Juego infantil


Desde pequeña conocí el poder de la palabra. Ella fue mi hermana, vecina, prima y amiga en muchas tardes de infancia. Sin explicación alguna un cuaderno roto y sucio y un lápiz mordido se convirtieron en los mejores  aliados de esas tardes de juego.
Las telenovelas me hicieron entender que en la vida habían historias que no eran impredecibles, que podían ser de otra manera, que algo las conducía, y ese “algo” era una persona mágica y encantadora que hacía de esos seres de la pantalla grande y enorme de mi sala, lo que quisiera. Así, mi cuaderno se convirtió en las múltiples y posibles resoluciones que tenían esas historias. Era un placer lograr que con mi lápiz esas personas de la tele hicieran lo contrario a lo esperado. Hicieran lo que yo quisiera. Así, jugaba con todos, no sólo con los personajes de las novelas, sino también con los miembros de mi familia; los entretejía en un gran cuento.

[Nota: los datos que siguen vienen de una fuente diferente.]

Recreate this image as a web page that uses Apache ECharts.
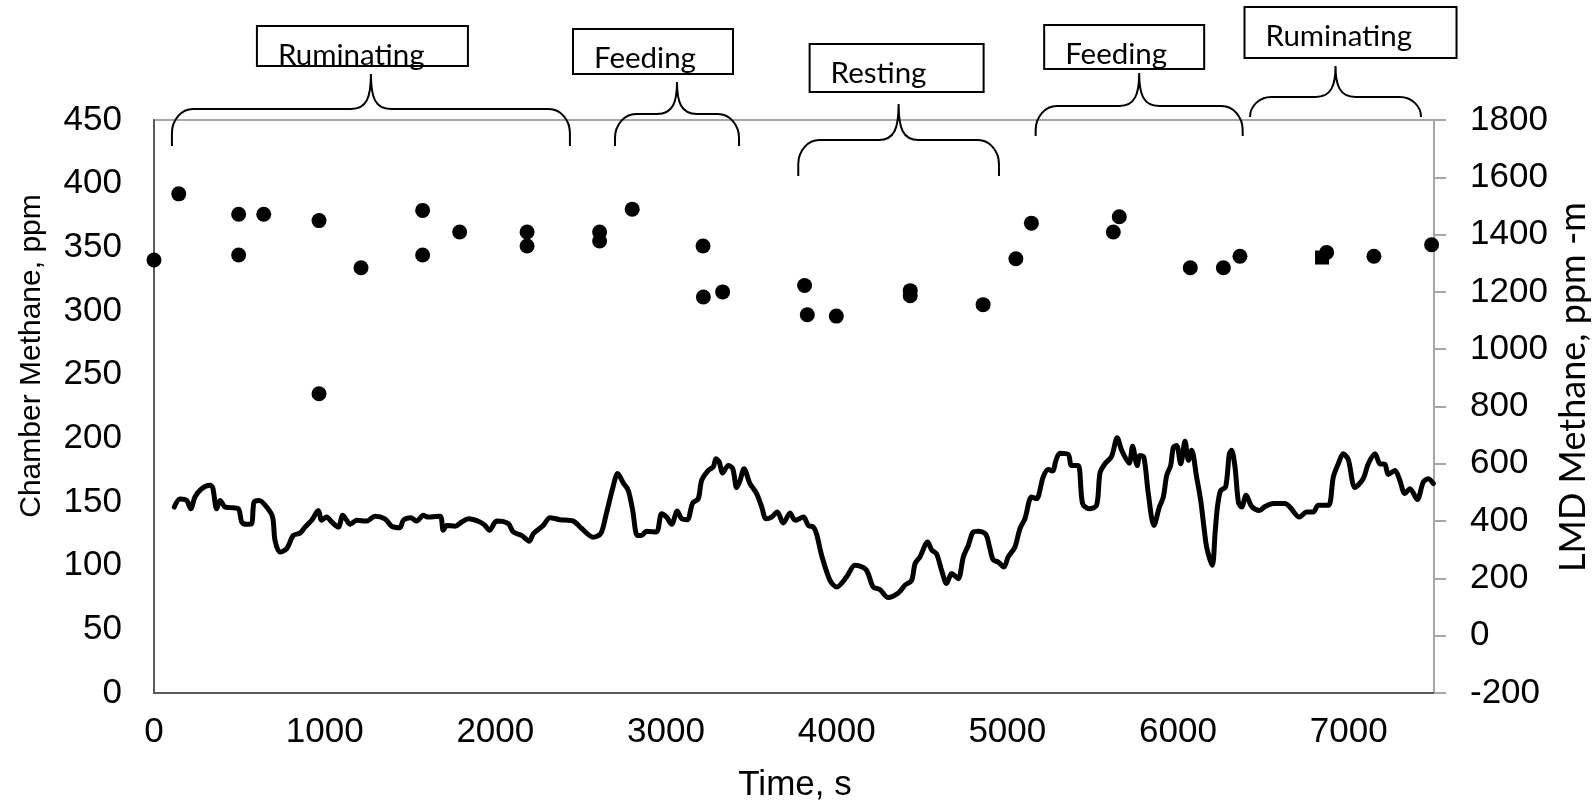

De todos los lugares de la casa el preferido era el cuarto de chécheres, ese era el lugar donde podía esconderme para que nadie viera  lo que hacía. Allí, habían abandonados y sucios dos libros, los dos únicos libros que teníamos en la casa: “Cuentos Completos” de Rómulo Gallegos y “Don Quijote de la Mancha” de Miguel de Cervantes. Recuerdo que la primera vez que escuché la historia del Quijote la contó mi hermana una noche que estábamos cenando, ella no lo recuerda –afortunadamente-, pero yo no la olvidé, y en medio de las arepas recién salidas del horno experimenté una sensación extraña, una tristeza inusual, no fui la única, todos estábamos extrañados, todos estábamos trastocados. Sé que mi mamá compró ese libro y mi hermana nunca lo leyó pero sabía la historia porque su maestra se la había contado y ella tuvo la necesidad de contarla en esa hora donde se hablaban las cosas importantes, la única hora en la que mamá estaba en casa. Cuando comencé a leer los “cuentos completos” soñaba con paredes ensangrentadas y relojes que me acorralaban, no sé si esos sueños tenían que ver con los cuentos, pero es el único recuerdo que me acompaña desde entonces. Entonces allí, en ese cuarto, iba a leer y a fastidiar a mis primos en esas líneas de azul claro que sólo yo podía hacer. Era un juego que me encantaba. Yo mandaba, y para la niña más pequeña de la casa “mandar” no era una cosa que se podía hacer con mucha frecuencia.  Por eso, cuando mamá me comenzó a traer las maquetas que dejaban los estudiantes de arquitectura para que jugara, fui feliz. Tenía calles, plazas, casas, edificios y ciudades enteras para mí y para mis historias. Esas miniaturas hacían de mí una persona grande y poderosa, una diosa del juego, la mejor, nadie podía decir ni hacer nada que yo no quisiera. Era perfecto. Así inventaba historias, tenía espacios enormes para mí y todo lo que hacía era crear en medio de esas tardes de silencio y soledad. Mi infancia fue perfecta. Hasta que un día comencé a pensar que yo era parte de ese juego, que había un ser poderoso que controlaba mis movimientos y mis palabras, alguien que escribía mi historia y la de los otros, a partir de allí ya no me gustaba jugar, y de repente volví a la historia impredecible. El juego llegó a su fin.